A managing director falls within the category of an executive director and managing director is considered as the Key Managerial Person under the Companies Act, 2013.

·         Whole-time Director: Whole-time Director is a Director who is in the whole-time employment of the company, devotes his whole-time of working hours to the company in question and has a significant personal interest in the company as his source of income.

A whole-time director looks after functional areas of the company’s management and is not entrusted with overall management of the company’s affairs.

Whole-time director is also an executive director and whole-time director is also considered as one of the Key Managerial Person under the Companies Act, 2013.
Every listed company and every other public company, having a paid-up share capital of ten crore rupees or more (Rs. 10,00,00,000/-) shall have a Managing or Whole-time Director or a Manager.

Classification of Directors                                                                                                                   

I.            On basis Circumstance of Appointment

·         First Directors: Subject to any regulations in the Articles of a company, the subscribers to the Memorandum of Association, or the company's charter or constitution ("Memorandum"), shall be deemed to be the Directors of the company, until such time when Directors are duly appointed in the annual general meeting ("AGM").

·         Casual vacancies: In the case of a public company, if the office of any director appointed by the company in General Meeting is vacated before his term of office expires in the normal course, the resulting vacancy may, subject to the Articles, be filled by the Board.

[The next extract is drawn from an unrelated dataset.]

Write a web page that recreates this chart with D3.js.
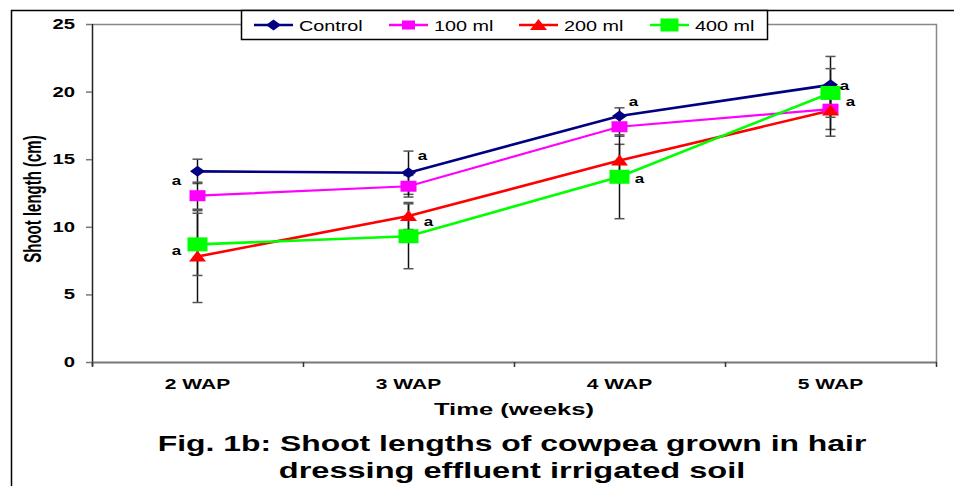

Such person so appointed shall hold office up to the time which the Director who vacated office would have held office if he or she had not so vacated such office.

·         Additional Directors: If the Articles specifically so provide or enable, the Board has the discretion, where it feels it necessary and expedient, to appoint Additional Directors who will hold office until the next AGM. However, the number of Directors and Additional Directors together shall not exceed the maximum strength fixed in the Articles for the Board.

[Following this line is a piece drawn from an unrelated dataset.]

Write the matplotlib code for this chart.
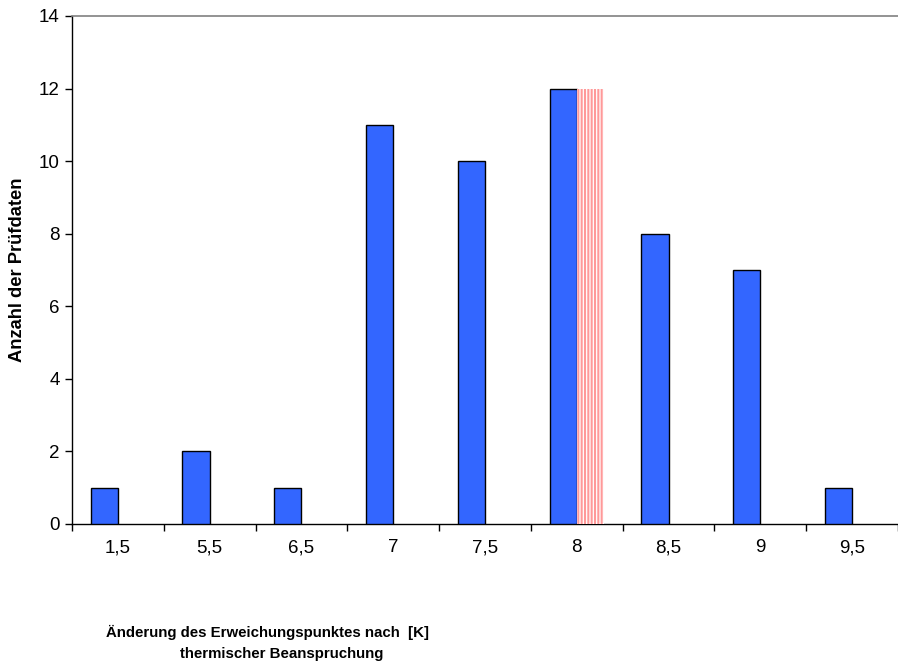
import matplotlib
matplotlib.use("Agg")
import matplotlib.pyplot as plt
import numpy as np

plt.rcParams['font.family'] = ['Liberation Sans', 'DejaVu Sans']
plt.rcParams['hatch.linewidth'] = 1.5

categories = ["1,5", "5,5", "6,5", "7", "7,5", "8", "8,5", "9", "9,5"]
counts = [1, 2, 1, 11, 10, 12, 8, 7, 1]
highlight = [0, 0, 0, 0, 0, 12, 0, 0, 0]

W, H = 898, 670
fig = plt.figure(figsize=(W / 100, H / 100), dpi=100)
left, right, top, bottom = 72, 898, 16, 524
ax = fig.add_axes([left / W, 1 - bottom / H, (right - left) / W, (bottom - top) / H])

x = np.arange(len(categories))
bw = 0.297
ax.bar(x - bw / 2, counts, width=bw, color="#3366FF", edgecolor="black", linewidth=1.0, zorder=3)
for xi, v in zip(x, highlight):
    if v > 0:
        ax.bar(xi + bw / 2, v, width=bw, color="white", edgecolor="#FF9999", hatch="|||||",
               linewidth=0, zorder=3)

cat_w = (814 - 72) / 8
ax.set_xlim(-0.5, -0.5 + (right - left) / cat_w)
ax.set_ylim(0, 14)
ax.set_yticks(np.arange(0, 15, 2))
ax.set_xticks(x)
ax.set_xticklabels(categories)
ax.set_xticks(np.arange(-0.5, 9, 1), minor=True)
ax.tick_params(axis='x', which='major', length=0, pad=11, labelsize=13.5)
ax.tick_params(axis='x', which='minor', length=5, width=1, direction='out')
ax.tick_params(axis='y', length=5, width=1, direction='out', labelsize=13.5, pad=4)

ax.spines['right'].set_visible(False)
ax.spines['top'].set_color('#808080')
ax.spines['top'].set_linewidth(1.2)
ax.spines['left'].set_linewidth(1.0)
ax.spines['bottom'].set_linewidth(1.0)

fig.text(18 / W, 1 - 270 / H, "Anzahl der Prüfdaten", rotation=90, ha='center', va='center',
         fontsize=13.2, fontweight='bold')
fig.text(267 / W, 1 - 632 / H, "Änderung des Erweichungspunktes nach  [K]", ha='center', va='center',
         fontsize=10.8, fontweight='bold')
fig.text(282 / W, 1 - 654 / H, "thermischer Beanspruchung", ha='center', va='center',
         fontsize=10.8, fontweight='bold')

fig.savefig("out.png", dpi=100)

·         Alternate Director: If so authorized by the Articles or by a resolution passed by the company in general meeting, the Board may appoint an Alternate Director to act for a Director ("Original Director"), who is absent for whatever reason for a minimum period of three months from the State in which the meetings of the Board are ordinarily held. Such Alternate Director will hold office until such period that the Original Director would have held his or her office. However, any provision for automatic re-appointment of retiring Directors applies to the Original Director and not to the Alternate Director.

·         'Shadow' Director: A person, who is not appointed to the Board, but on whose directions the Board is accustomed to act, is liable as a Director of the company, unless he or she is giving advice in his or her professional capacity. Thus, such a 'shadow' Director may be treated as an 'officer in default' under the Companies Act.

·         De facto Director: Where a person who is not actually appointed as a Director, but acts as a Director and is held out by the company as such, such person is considered as a de facto Director. Unlike a 'shadow' Director, a de facto Director purports to act, and is seen to the outside world as acting, as a Director of the company. Such a de facto Director is liable as a Director under the Companies Act.

·         Rotational Directors: At least two-thirds of the Directors of a public company shall be the persons whose period of office is liable to determination by retirement of directors by rotation. One-third of such directors are liable to retire by rotation. The directors retiring by rotation are known as Retiring Directors. Such retiring directors are eligible for re-appointment. If, for any reason, the vacancy of the retiring directors is not filled up at the annual general meeting or at adjourned meeting, then the retiring directors are deemed to have been reappointed.

·         Nominee Directors: They can be appointed by certain shareholders, third parties through contracts, lending public financial institutions or banks, or by the Central Government in case of oppression or mismanagement. The extent of a nominee Director's rights and the scope of supervision by the shareholders, is contained in the contract that enables such appointments, or (as appropriate) the relevant statutes applicable to such public financial institution or bank. However, nominee Directors must be particularly careful not to act only in the interests of their nominators, but must act in the best interests of the company and its shareholders as a whole. The fixing of liabilities on nominee Directors in India does not turn on the circumstances of their appointment or, indeed, who nominated them as Directors. Chapter 4 and Chapter 5 that follow set out certain duties and liabilities that apply to, or can be affixed on, Directors in general. Whether nominee Directors are required by law to discharge such duties or bear such liabilities will depend on the application of the legal provisions in question, the fiduciary duties involved and whether such nominee Director is to be regarded as being in control or in charge of the company and its activities. This determination ultimately turns on the specific facts and circumstances involved in each case.